纵观苏州二千五百多年的历史,自然灾害和战乱灾祸较少,承平盛世居多。从南宋绍定二年(1229)刻制的平江图来看,直到今天,古城的基本格局仍然没有变化。

隋朝至清末这1330年的历史长河里,苏州历史上比较大的动荡有:杨素迁城,从591年至605年,历时14年。唐末,苏州城卷入战乱,自光启二年(886)始,到乾宁五年(898)终,吴城八次易手,遭祸甚酷,历时12年。南宋建炎四年(1130),金完颜宗弼军陷平江,掳掠焚城,这次苏州城破坏严重。元末,朱元璋攻打张士诚,自元至正二十六年(1366)开始,围困苏州近十个月,终于破城。洪武三年(1370)到洪武三十年(1397),朱元璋将苏州民众迁徙到安徽和苏北等地,史称“洪武赶散”,这是当时江南士大夫阶层遭遇的灭顶之灾。苏州城这段动荡历时31年。清军入关后在各地屠城,江阴、常熟等地都遭受重大损失,但苏州城却逃过了一劫。咸丰十年(1860),太平天国李秀成攻下苏州成立苏福省,同治二年(1863)九月李鸿章围城,三个月后即十二月破城,三年时间,苏州遭受了重大损失。以上就是历史上苏州遭遇的比较大的战乱与动荡,共计60多年,但从1330年的历史来看,这个时间非常短暂,因此,苏州称得上是一个偏安之地。

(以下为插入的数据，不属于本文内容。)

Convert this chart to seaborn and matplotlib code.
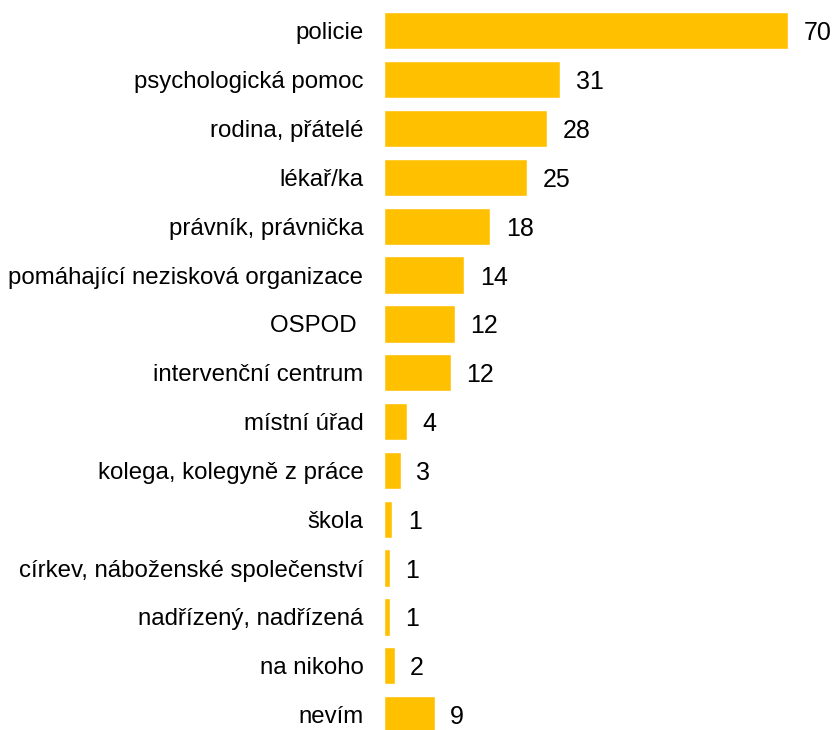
import pandas as pd
import seaborn as sns
import matplotlib.pyplot as plt

# Data
categories = [
    'policie', 'psychologická pomoc', 'rodina, přátelé', 'lékař/ka',
    'právník, právnička', 'pomáhající nezisková organizace', 'OSPOD ',
    'intervenční centrum', 'místní úřad', 'kolega, kolegyně z práce',
    'škola', 'církev, náboženské společenství', 'nadřízený, nadřízená',
    'na nikoho', 'nevím',
]
values = [70.0, 30.5, 28.2, 24.8, 18.4, 13.9, 12.3, 11.6, 4.0, 2.9,
          1.4, 1.0, 0.9, 1.8, 8.8]
value_labels = ['70', '31', '28', '25', '18', '14', '12', '12', '4', '3',
                '1', '1', '1', '2', '9']

df = pd.DataFrame({'kategorie': categories, 'hodnota': values})

sns.set_style('white')
plt.rcParams['font.family'] = ['Liberation Sans', 'DejaVu Sans']

fig = plt.figure(figsize=(8.36, 7.30), dpi=100)
ax = fig.add_axes([0.4597, -0.01247, 0.5403, 1.0038])

sns.barplot(data=df, x='hodnota', y='kategorie', color='#FFC000',
            saturation=1, width=0.763, ax=ax)

# value labels to the right of each bar
for i, (v, lab) in enumerate(zip(values, value_labels)):
    ax.annotate(lab, xy=(v, i), xytext=(11, 0), textcoords='offset points',
                va='center_baseline', ha='left', fontsize=18, color='black')

ax.set_xlim(0, 78.3)
ax.set_ylim(14.5, -0.5)
ax.set_xlabel('')
ax.set_ylabel('')
ax.set_xticks([])
ax.tick_params(axis='y', length=0, pad=15, labelsize=17.3, labelcolor='black')
sns.despine(ax=ax, left=True, bottom=True)

fig.savefig('out.png', dpi=100)
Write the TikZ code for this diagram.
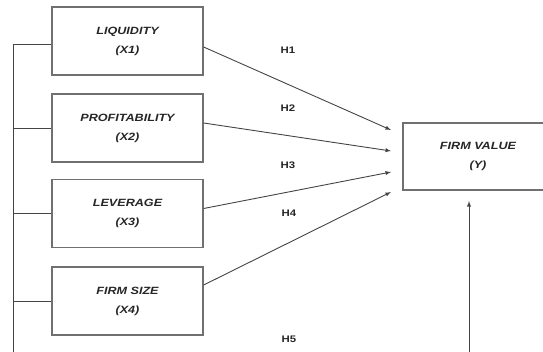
\documentclass[tikz,border=0pt]{standalone}
\usepackage{fontspec}
\setsansfont[FakeStretch=1.2]{Liberation Sans}
\usepackage{xcolor}
\usetikzlibrary{arrows.meta}
\tikzset{>=latex}
\definecolor{boxgray}{HTML}{707070}
\definecolor{linegray}{HTML}{444444}
\tikzset{
  var/.style={draw=boxgray, line width=1.3pt, minimum width=151pt, minimum height=68pt,
    align=center, text=black!85, font=\sffamily\bfseries\itshape\fontsize{10.5}{19}\selectfont},
  hyp/.style={font=\sffamily\bfseries\fontsize{9.5}{10}\selectfont, text=black!85},
  link/.style={draw=linegray, line width=0.9pt}
}

\begin{document}
\begin{tikzpicture}[x=1pt,y=-1pt]
\useasboundingbox (0,0) rectangle (543,351);
\clip (0,0) rectangle (543,351);
% independent variables
\node[var] (liq) at (127.5,41) {LIQUIDITY\\(X1)};
\node[var] (prof) at (127.5,128) {PROFITABILITY\\(X2)};
\node[var] (lev) at (127.5,213.5) {LEVERAGE\\(X3)};
\node[var] (size) at (127.5,301) {FIRM SIZE\\(X4)};
% dependent variable
\node[var, minimum width=150pt, minimum height=67pt] (fv) at (478,156.5) {FIRM VALUE\\(Y)};
% arrow ends
\coordinate (e1) at (391,130);
\coordinate (e2) at (391,151);
\coordinate (e3) at (391,172);
\coordinate (e4) at (391,192);
\coordinate (spine) at (13.5,44);
\coordinate (spineend) at (13.5,360);
\coordinate (h5start) at (469,360);
\coordinate (h5end) at (469,201);
% left bracket
\draw[link] (spine) -- (spineend);
\draw[link] (spine) -- (liq.west |- spine);
\draw[link] (prof.west -| spine) -- (prof.west);
\draw[link] (lev.west -| spine) -- (lev.west);
\draw[link] (size.west -| spine) -- (size.west);
% hypotheses
\draw[link,->] ([yshift=-6pt]liq.east) -- (e1);
\draw[link,->] ([yshift=5pt]prof.east) -- (e2);
\draw[link,->] ([yshift=5pt]lev.east) -- (e3);
\draw[link,->] ([yshift=16pt]size.east) -- (e4);
\draw[link,->] (h5start) -- (h5end);
\node[hyp] (h1) at (288,50) {H1};
\node[hyp] (h2) at (288,108) {H2};
\node[hyp] (h3) at (288,165) {H3};
\node[hyp] (h4) at (289,213) {H4};
\node[hyp] (h5) at (289,339) {H5};
\end{tikzpicture}
\end{document}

正因为苏州遭遇战乱较少,给经济发展提供了一个良好的环境。安定的社会环境,使苏州的工匠们可以沉下心来专攻技艺。北宋时,朝廷在苏州就设立造作局,元代在苏州设立织造局,延续到明代,康熙十三年(1674)改成织造衙门,也称织造府或者织造署。这些织造机构组织了大量的工匠,由官方督办,为朝廷制造丝绸、服装和工艺品等。客观上,织造机构的设立使苏州成为天下能工巧匠的云集之地,也让各类工艺技艺得到交流和传承。清雍正十二年刻制的《苏州府长洲县永禁机匠叫歇碑》中就记载:“至于工价,按件而计,视货物之高下、人工之巧拙为增减,铺匠相安。”[8]16可见在当时,产品是优质优价,而工匠是优技优薪。

苏州的安定,给工匠技艺的养成、精进提供了很好的空间,也使守正创新的“工匠精神”有足够的时间得以孕育和成长。

吴地的文化遗产是我们祖先的智慧结晶,有形的遗产需要我们传承,无形的精神遗产更需要我们传承。在当前,由吴文化孕育而生的这种工匠精神特别需要大力弘扬和发展。